ササヤマグノームス発見!日本初の角竜類恐竜の全貌と進化の謎
ササヤマグノームス(Sasayamagnomus saegusai)は、兵庫県丹波篠山市の篠山層群大山下層(約1億1000万年前の白亜紀前期)から発見された新属新種の角竜類です。2024年に正式に記載され、日本初の角竜類として注目を集めています。
発見と命名
この恐竜の化石は、2007年から2008年にかけて発掘されましたが、その後の詳細な分析によって、新属新種であることが確認されました。属名の「ササヤマグノームス」は「篠山の地下に隠された財宝を守る小人」に由来し、種小名の「saegusai」は、長年にわたり篠山層群の調査に尽力した古生物学者、故三枝春生博士を讃えたものです。
特徴と生態
ササヤマグノームスは、全長約80cm、成長途中の個体であると考えられています。この恐竜はトリケラトプスのような大型の角竜類とは異なり、角やフリルが発達していない原始的な角竜類です。骨の内部構造を調べた結果、若い個体であることが確認されており、成体はもう少し大きくなったと推測されています。
進化と生息環境
系統解析の結果、ササヤマグノームスは北米で発見された原始的な角竜類であるアクイロプス(Aquilops)と近縁であることが判明しました。
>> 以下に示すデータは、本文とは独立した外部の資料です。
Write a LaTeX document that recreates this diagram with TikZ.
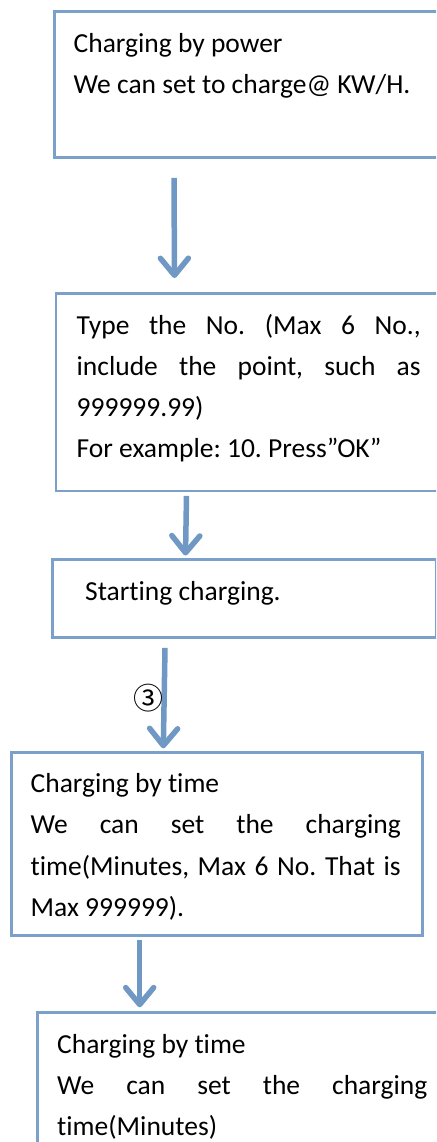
\documentclass[tikz,border=0pt]{standalone}
\usepackage{fontspec}
\setmainfont{Carlito}[Ligatures=NoCommon]
\newfontfamily\circfont{Noto Sans CJK SC}
\usetikzlibrary{arrows.meta}
\definecolor{boxblue}{HTML}{7BA1CB}
\definecolor{arrblue}{HTML}{6F98C5}
\tikzset{
  flowbox/.style={draw=boxblue, line width=2.8pt, rectangle, inner sep=0pt, anchor=north west},
  flowtext/.style={inner sep=0pt, anchor=base west, font=\fontsize{27.5}{41.2}\selectfont\frenchspacing, text=black},
  flowarrow/.style={draw=arrblue, line width=5.5pt, -{Straight Barb[length=17pt, width=28pt, round]}},
}
\newcommand\jline[2]{\hbox{\makebox[#1][s]{#2}}}
\begin{document}
\begin{tikzpicture}[x=1pt, y=-1pt]
\useasboundingbox (0,0) rectangle (436,1142);
\clip (0,0) rectangle (436,1142);
% boxes
\node[flowbox, minimum width=420pt, minimum height=146pt] (b1) at (53,10.5) {};
\node[flowbox, minimum width=420pt, minimum height=197.5pt] (b2) at (54.5,292) {};
\node[flowbox, minimum width=383.5pt, minimum height=78pt] (b3) at (51,558) {};
\node[flowbox, minimum width=411pt, minimum height=183pt] (b4) at (9.7,751.3) {};
\node[flowbox, minimum width=440pt, minimum height=180pt] (b5) at (35.7,1010.7) {};
% texts
\node[flowtext] (t1) at (73.5,52.3) {\vtop{\hbox{Charging by power}\hbox{We can set to charge@ KW/H.}}};
\node[flowtext] (t2) at (76.5,334) {\vtop{\jline{344pt}{Type the No. (Max 6 No.,}\jline{344pt}{include the point, such as}\hbox{999999.99)}\hbox{For example: 10. Press”OK”}}};
\node[flowtext] (t3) at (85,600.7) {Starting charging.};
\node[flowtext] (t4) at (30.5,792.7) {\vtop{\hbox{Charging by time}\jline{370pt}{We can set the charging}\jline{370pt}{time(Minutes, Max 6 No. That is}\hbox{Max 999999).}}};
\node[flowtext] (t5) at (57,1053.3) {\vtop{\hbox{Charging by time}\jline{370pt}{We can set the charging}\hbox{time(Minutes)}}};
% arrows
\draw[flowarrow] ([shift={(121,18.5)}]b1.south west) -- ([shift={(120,-14)}]b2.north west);
\draw[flowarrow] ([shift={(132,3.5)}]b2.south west) -- ([shift={(134.5,-2.5)}]b3.north west);
\draw[flowarrow] ([shift={(114,9)}]b3.south west) -- node[pos=0.5, anchor=east, xshift=2pt, inner sep=0pt, text=black, font=\circfont\fontsize{30}{30}\selectfont] (c3) {③} ([shift={(153.6,-3)}]b4.north west);
\draw[flowarrow] ([shift={(130,2.5)}]b4.south west) -- ([shift={(104,-3.4)}]b5.north west);
\end{tikzpicture}
\end{document}
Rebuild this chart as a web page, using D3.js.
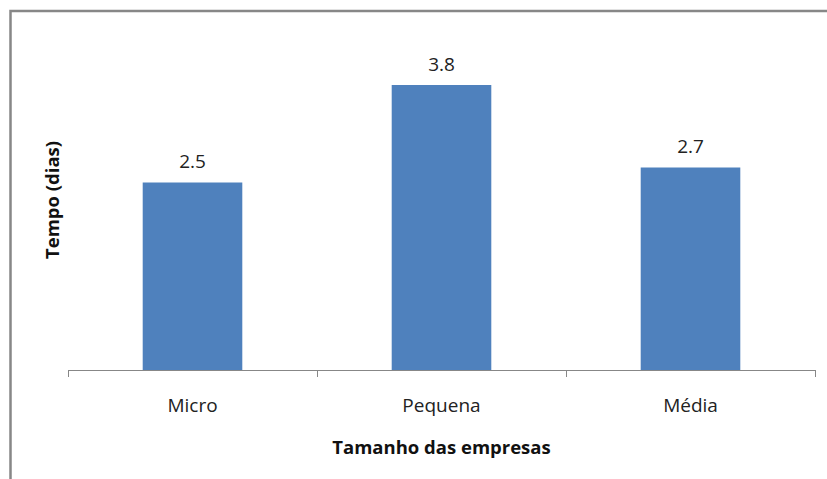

この発見は、角竜類がアジアで誕生し、1億1000万年前頃にベーリング陸橋を渡って北米大陸へ移動した可能性を示唆しています。当時、地球は温暖化が進み、北極圏にも森林が広がっていたため、このような動物の移動が可能だったと考えられます。
化石の重要性
ササヤマグノームスは、日本で発見された角竜類の中でも保存状態が良好で、ユーラシア大陸東部で見つかった最も東の化石記録です。発見された化石には、頭骨や烏口骨、脛骨など17個の骨が含まれており、その多くが同じ個体に由来する可能性が高いとされています。この化石の発見により、アジアから北米にかけての角竜類の進化や生息域の広がりについての新たな知見が得られました。
ササヤマグノームスの発見は、日本における恐竜研究の新たな一歩であり、今後のさらなる調査によって、より多くの恐竜の発見が期待されています。